> _RECORDED DATA_:
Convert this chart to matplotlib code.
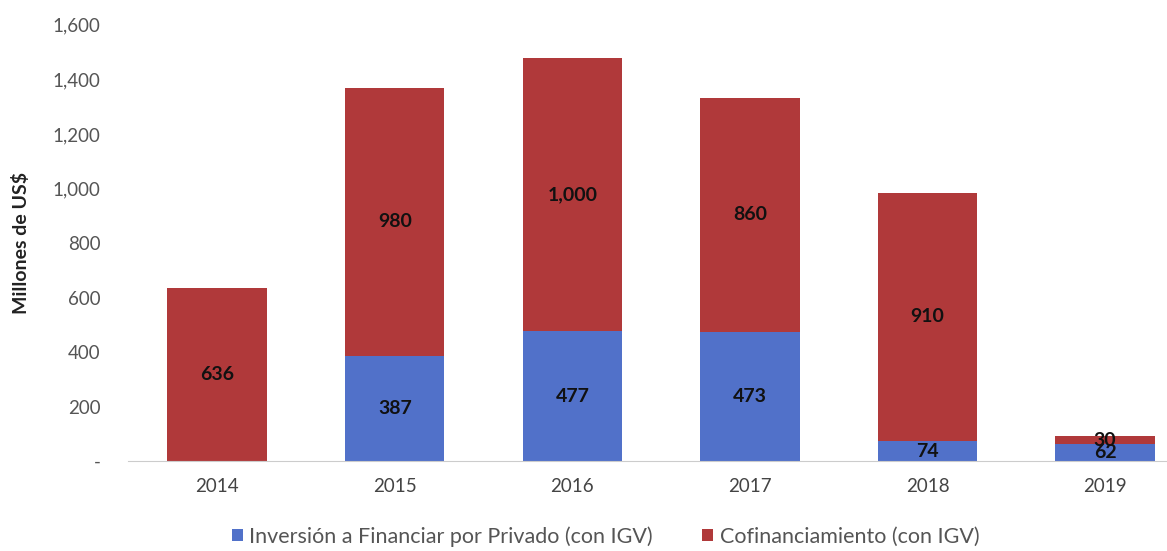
* * *
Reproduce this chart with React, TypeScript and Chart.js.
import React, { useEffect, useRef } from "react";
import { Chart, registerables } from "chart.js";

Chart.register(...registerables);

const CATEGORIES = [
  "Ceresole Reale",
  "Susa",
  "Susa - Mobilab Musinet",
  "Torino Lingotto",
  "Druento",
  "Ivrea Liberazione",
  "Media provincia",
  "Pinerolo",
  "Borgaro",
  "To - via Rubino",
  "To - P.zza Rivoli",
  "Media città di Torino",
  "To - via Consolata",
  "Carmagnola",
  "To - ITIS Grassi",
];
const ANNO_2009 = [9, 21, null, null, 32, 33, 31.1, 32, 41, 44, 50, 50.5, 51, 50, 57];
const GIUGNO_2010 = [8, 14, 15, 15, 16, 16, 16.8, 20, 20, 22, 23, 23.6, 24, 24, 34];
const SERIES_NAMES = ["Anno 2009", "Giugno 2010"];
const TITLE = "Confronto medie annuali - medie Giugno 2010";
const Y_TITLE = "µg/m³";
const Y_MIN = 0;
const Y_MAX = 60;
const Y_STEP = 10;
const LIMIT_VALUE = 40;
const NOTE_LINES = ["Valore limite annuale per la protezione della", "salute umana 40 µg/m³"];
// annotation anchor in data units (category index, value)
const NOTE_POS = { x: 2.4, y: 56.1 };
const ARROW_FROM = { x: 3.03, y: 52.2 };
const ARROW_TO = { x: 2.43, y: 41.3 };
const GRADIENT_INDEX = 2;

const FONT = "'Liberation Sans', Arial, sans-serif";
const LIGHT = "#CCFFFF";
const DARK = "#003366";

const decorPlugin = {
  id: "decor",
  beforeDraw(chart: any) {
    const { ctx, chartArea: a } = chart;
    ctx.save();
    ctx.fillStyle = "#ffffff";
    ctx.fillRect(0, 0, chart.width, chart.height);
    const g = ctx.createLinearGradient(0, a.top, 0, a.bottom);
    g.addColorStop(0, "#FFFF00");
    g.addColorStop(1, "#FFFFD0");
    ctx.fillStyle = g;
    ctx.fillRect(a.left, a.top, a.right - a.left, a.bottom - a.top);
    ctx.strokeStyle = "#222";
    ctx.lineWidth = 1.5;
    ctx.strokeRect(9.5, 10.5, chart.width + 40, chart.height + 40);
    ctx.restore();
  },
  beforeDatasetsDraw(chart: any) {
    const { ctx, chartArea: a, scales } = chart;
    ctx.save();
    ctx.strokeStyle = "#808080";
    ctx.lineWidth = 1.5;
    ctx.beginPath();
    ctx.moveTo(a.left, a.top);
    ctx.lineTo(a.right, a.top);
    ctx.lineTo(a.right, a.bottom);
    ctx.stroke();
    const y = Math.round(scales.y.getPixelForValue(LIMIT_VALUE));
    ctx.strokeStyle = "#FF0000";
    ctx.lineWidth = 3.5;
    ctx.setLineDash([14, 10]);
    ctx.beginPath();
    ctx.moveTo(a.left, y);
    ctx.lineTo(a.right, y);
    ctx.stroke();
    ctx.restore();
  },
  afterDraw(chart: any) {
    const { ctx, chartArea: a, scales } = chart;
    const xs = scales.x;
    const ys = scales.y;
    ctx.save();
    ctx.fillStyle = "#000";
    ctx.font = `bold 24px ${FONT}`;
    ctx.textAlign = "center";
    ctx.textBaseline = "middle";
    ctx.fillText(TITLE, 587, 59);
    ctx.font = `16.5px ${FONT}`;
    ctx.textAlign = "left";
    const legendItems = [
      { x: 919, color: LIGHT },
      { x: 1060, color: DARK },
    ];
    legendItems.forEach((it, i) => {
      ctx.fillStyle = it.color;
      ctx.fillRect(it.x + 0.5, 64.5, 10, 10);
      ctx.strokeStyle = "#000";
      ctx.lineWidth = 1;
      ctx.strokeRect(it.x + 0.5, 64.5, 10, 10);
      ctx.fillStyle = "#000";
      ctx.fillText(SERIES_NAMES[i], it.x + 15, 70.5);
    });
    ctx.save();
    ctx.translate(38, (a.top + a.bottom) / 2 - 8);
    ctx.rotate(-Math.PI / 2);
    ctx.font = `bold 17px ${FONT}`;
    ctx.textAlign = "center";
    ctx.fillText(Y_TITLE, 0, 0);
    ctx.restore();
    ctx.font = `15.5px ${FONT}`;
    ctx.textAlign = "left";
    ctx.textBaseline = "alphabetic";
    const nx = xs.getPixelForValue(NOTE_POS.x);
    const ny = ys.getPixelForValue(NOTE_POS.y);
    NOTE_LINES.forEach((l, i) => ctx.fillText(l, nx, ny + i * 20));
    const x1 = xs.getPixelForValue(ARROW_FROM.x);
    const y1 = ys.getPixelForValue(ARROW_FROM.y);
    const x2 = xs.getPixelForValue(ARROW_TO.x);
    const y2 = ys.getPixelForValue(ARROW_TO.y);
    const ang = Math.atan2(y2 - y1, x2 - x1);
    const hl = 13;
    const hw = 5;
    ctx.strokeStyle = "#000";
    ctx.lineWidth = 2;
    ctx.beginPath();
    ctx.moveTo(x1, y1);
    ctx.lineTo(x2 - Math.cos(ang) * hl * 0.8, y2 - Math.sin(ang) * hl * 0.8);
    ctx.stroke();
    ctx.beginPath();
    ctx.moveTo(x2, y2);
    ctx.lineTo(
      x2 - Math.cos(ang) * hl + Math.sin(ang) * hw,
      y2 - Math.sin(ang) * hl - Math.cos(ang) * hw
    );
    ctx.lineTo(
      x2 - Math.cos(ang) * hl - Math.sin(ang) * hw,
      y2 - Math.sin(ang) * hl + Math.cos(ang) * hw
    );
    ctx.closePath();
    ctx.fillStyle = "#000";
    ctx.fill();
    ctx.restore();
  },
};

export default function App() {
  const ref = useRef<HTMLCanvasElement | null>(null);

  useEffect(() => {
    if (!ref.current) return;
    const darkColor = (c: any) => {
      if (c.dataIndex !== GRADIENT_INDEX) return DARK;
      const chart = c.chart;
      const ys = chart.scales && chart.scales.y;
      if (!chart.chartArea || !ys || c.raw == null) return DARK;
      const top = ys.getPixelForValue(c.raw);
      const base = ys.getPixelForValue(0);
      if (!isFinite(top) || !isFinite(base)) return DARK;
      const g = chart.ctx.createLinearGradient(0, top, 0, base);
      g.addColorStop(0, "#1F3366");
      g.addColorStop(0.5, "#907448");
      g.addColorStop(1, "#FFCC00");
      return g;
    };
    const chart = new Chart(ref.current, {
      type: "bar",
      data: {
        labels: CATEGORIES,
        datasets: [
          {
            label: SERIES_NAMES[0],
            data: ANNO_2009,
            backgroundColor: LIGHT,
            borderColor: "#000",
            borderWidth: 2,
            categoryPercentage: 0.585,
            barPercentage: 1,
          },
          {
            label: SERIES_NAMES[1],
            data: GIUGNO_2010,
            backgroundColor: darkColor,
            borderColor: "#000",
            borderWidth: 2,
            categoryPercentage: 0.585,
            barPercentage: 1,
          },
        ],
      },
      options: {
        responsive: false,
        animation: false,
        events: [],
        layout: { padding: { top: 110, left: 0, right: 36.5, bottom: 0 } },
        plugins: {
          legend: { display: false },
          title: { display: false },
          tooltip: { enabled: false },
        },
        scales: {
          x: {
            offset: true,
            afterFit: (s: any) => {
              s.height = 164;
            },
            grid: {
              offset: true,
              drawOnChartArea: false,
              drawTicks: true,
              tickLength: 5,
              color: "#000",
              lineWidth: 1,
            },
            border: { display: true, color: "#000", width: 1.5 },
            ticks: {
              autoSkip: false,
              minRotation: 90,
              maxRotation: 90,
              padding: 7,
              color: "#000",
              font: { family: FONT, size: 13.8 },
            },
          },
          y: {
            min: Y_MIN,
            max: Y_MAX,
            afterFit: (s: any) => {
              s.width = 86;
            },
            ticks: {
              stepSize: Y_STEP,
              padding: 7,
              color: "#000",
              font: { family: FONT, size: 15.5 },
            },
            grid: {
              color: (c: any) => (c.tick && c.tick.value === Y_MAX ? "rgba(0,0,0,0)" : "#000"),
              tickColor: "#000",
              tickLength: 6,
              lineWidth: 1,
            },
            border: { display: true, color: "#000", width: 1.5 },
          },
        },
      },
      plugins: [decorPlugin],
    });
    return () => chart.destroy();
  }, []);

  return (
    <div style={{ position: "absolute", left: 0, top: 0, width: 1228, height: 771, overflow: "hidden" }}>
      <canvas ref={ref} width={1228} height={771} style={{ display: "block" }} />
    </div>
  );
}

> _PROBLEM_: With the first line being the one containing "Reproduce this chart" and the last line the one containing "Chart.register(...registerables);", transcribe exactly the lines above that fall in that range.

> _TASK RESPONSE_:
Reproduce this chart with React, TypeScript and Chart.js.
import React, { useEffect, useRef } from "react";
import { Chart, registerables } from "chart.js";

Chart.register(...registerables);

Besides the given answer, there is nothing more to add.